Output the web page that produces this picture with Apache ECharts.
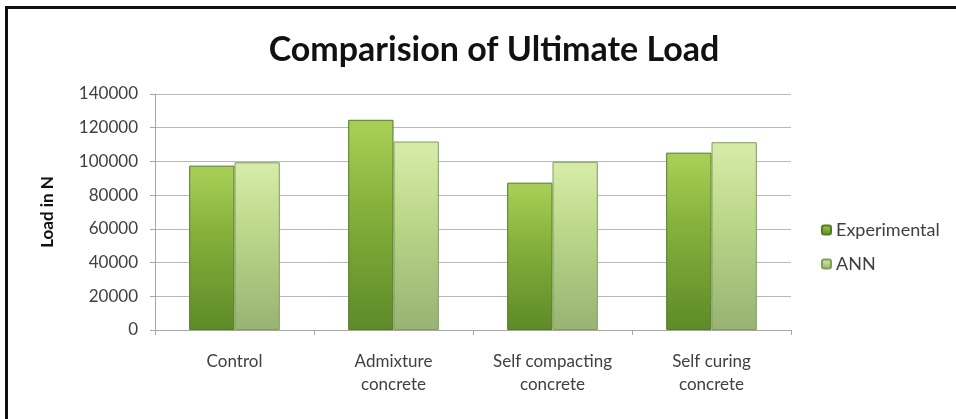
<!DOCTYPE html>
<html><head><meta charset="utf-8">
<script src="https://cdn.jsdelivr.net/npm/echarts@6/dist/echarts.min.js"></script>
<style>html,body{margin:0;padding:0;background:#fff;}#c{width:956px;height:419px;}
#frame{position:absolute;left:5px;top:6px;width:980px;height:440px;border:3px solid #111;box-sizing:border-box;pointer-events:none;}</style>
</head><body>
<div id="c"></div><div id="frame"></div>
<script>
const categories = ['Control', 'Admixture\nconcrete', 'Self compacting\nconcrete', 'Self curing\nconcrete'];
const experimental = [97500, 124700, 87400, 105200];
const ann = [99500, 111800, 99800, 111400];
const seriesNames = ['Experimental', 'ANN'];

function grad(top, mid, bottom){
  return new echarts.graphic.LinearGradient(0,0,0,1,[{offset:0,color:top},{offset:0.05,color:top},{offset:0.4,color:mid},{offset:1,color:bottom}]);
}
const chart = echarts.init(document.getElementById('c'));
chart.setOption({
  animation:false,
  title:{text:'Comparision of Ultimate Load',left:489,textAlign:'center',top:28,
    textStyle:{fontFamily:'Lato',fontWeight:'bold',fontSize:34,color:'#111'}},
  legend:{orient:'vertical',left:816,top:216,itemWidth:9,itemHeight:9,itemGap:16,
    textStyle:{fontFamily:'Lato',fontSize:18,color:'#404040'},data:seriesNames},
  grid:{left:155,right:165,top:94,bottom:89},
  xAxis:{type:'category',data:categories,
    axisLine:{lineStyle:{color:'#a6a6a6'}},
    axisTick:{show:true,length:5,lineStyle:{color:'#a6a6a6'}},
    axisLabel:{fontFamily:'Lato',fontSize:17,color:'#404040',margin:20,lineHeight:23}},
  yAxis:{type:'value',min:0,max:140000,interval:20000,
    name:'Load in N',nameLocation:'middle',nameGap:99,
    nameTextStyle:{fontFamily:'Lato',fontWeight:'bold',fontSize:17,color:'#111'},
    axisLine:{show:true,lineStyle:{color:'#a6a6a6'}},
    axisTick:{show:true,length:5,lineStyle:{color:'#a6a6a6'}},
    splitLine:{lineStyle:{color:'#b8b8b8'}},
    axisLabel:{fontFamily:'Lato',fontSize:17,color:'#404040',margin:17,formatter:v=>String(v)}},
  series:[
    {name:seriesNames[0],type:'bar',data:experimental,barGap:'0%',barCategoryGap:'43%',
      itemStyle:{color:grad('#a6cd55','#86b23c','#5e8a29'),borderColor:'#557a25',borderWidth:1}},
    {name:seriesNames[1],type:'bar',data:ann,
      itemStyle:{color:grad('#d4eaa6','#bcd88a','#98b373'),borderColor:'#809d5c',borderWidth:1}}
  ]
});
</script></body></html>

= = = = = = =

Transcribe the material as is, with images omitted.

Output the web page that produces this picture with Apache ECharts.
<!DOCTYPE html>
<html><head><meta charset="utf-8">
<script src="https://cdn.jsdelivr.net/npm/echarts@6/dist/echarts.min.js"></script>
<style>html,body{margin:0;padding:0;background:#fff;}#c{width:956px;height:419px;}
#frame{position:absolute;left:5px;top:6px;width:980px;height:440px;border:3px solid #111;box-sizing:border-box;pointer-events:none;}</style>
</head><body>
<div id="c"></div><div id="frame"></div>
<script>
const categories = ['Control', 'Admixture\nconcrete', 'Self compacting\nconcrete', 'Self curing\nconcrete'];
const experimental = [97500, 124700, 87400, 105200];
const ann = [99500, 111800, 99800, 111400];
const seriesNames = ['Experimental', 'ANN'];

function grad(top, mid, bottom){
  return new echarts.graphic.LinearGradient(0,0,0,1,[{offset:0,color:top},{offset:0.05,color:top},{offset:0.4,color:mid},{offset:1,color:bottom}]);
}
const chart = echarts.init(document.getElementById('c'));
chart.setOption({
  animation:false,
  title:{text:'Comparision of Ultimate Load',left:489,textAlign:'center',top:28,
    textStyle:{fontFamily:'Lato',fontWeight:'bold',fontSize:34,color:'#111'}},
  legend:{orient:'vertical',left:816,top:216,itemWidth:9,itemHeight:9,itemGap:16,
    textStyle:{fontFamily:'Lato',fontSize:18,color:'#404040'},data:seriesNames},
  grid:{left:155,right:165,top:94,bottom:89},
  xAxis:{type:'category',data:categories,
    axisLine:{lineStyle:{color:'#a6a6a6'}},
    axisTick:{show:true,length:5,lineStyle:{color:'#a6a6a6'}},
    axisLabel:{fontFamily:'Lato',fontSize:17,color:'#404040',margin:20,lineHeight:23}},
  yAxis:{type:'value',min:0,max:140000,interval:20000,
    name:'Load in N',nameLocation:'middle',nameGap:99,
    nameTextStyle:{fontFamily:'Lato',fontWeight:'bold',fontSize:17,color:'#111'},
    axisLine:{show:true,lineStyle:{color:'#a6a6a6'}},
    axisTick:{show:true,length:5,lineStyle:{color:'#a6a6a6'}},
    splitLine:{lineStyle:{color:'#b8b8b8'}},
    axisLabel:{fontFamily:'Lato',fontSize:17,color:'#404040',margin:17,formatter:v=>String(v)}},
  series:[
    {name:seriesNames[0],type:'bar',data:experimental,barGap:'0%',barCategoryGap:'43%',
      itemStyle:{color:grad('#a6cd55','#86b23c','#5e8a29'),borderColor:'#557a25',borderWidth:1}},
    {name:seriesNames[1],type:'bar',data:ann,
      itemStyle:{color:grad('#d4eaa6','#bcd88a','#98b373'),borderColor:'#809d5c',borderWidth:1}}
  ]
});
</script></body></html>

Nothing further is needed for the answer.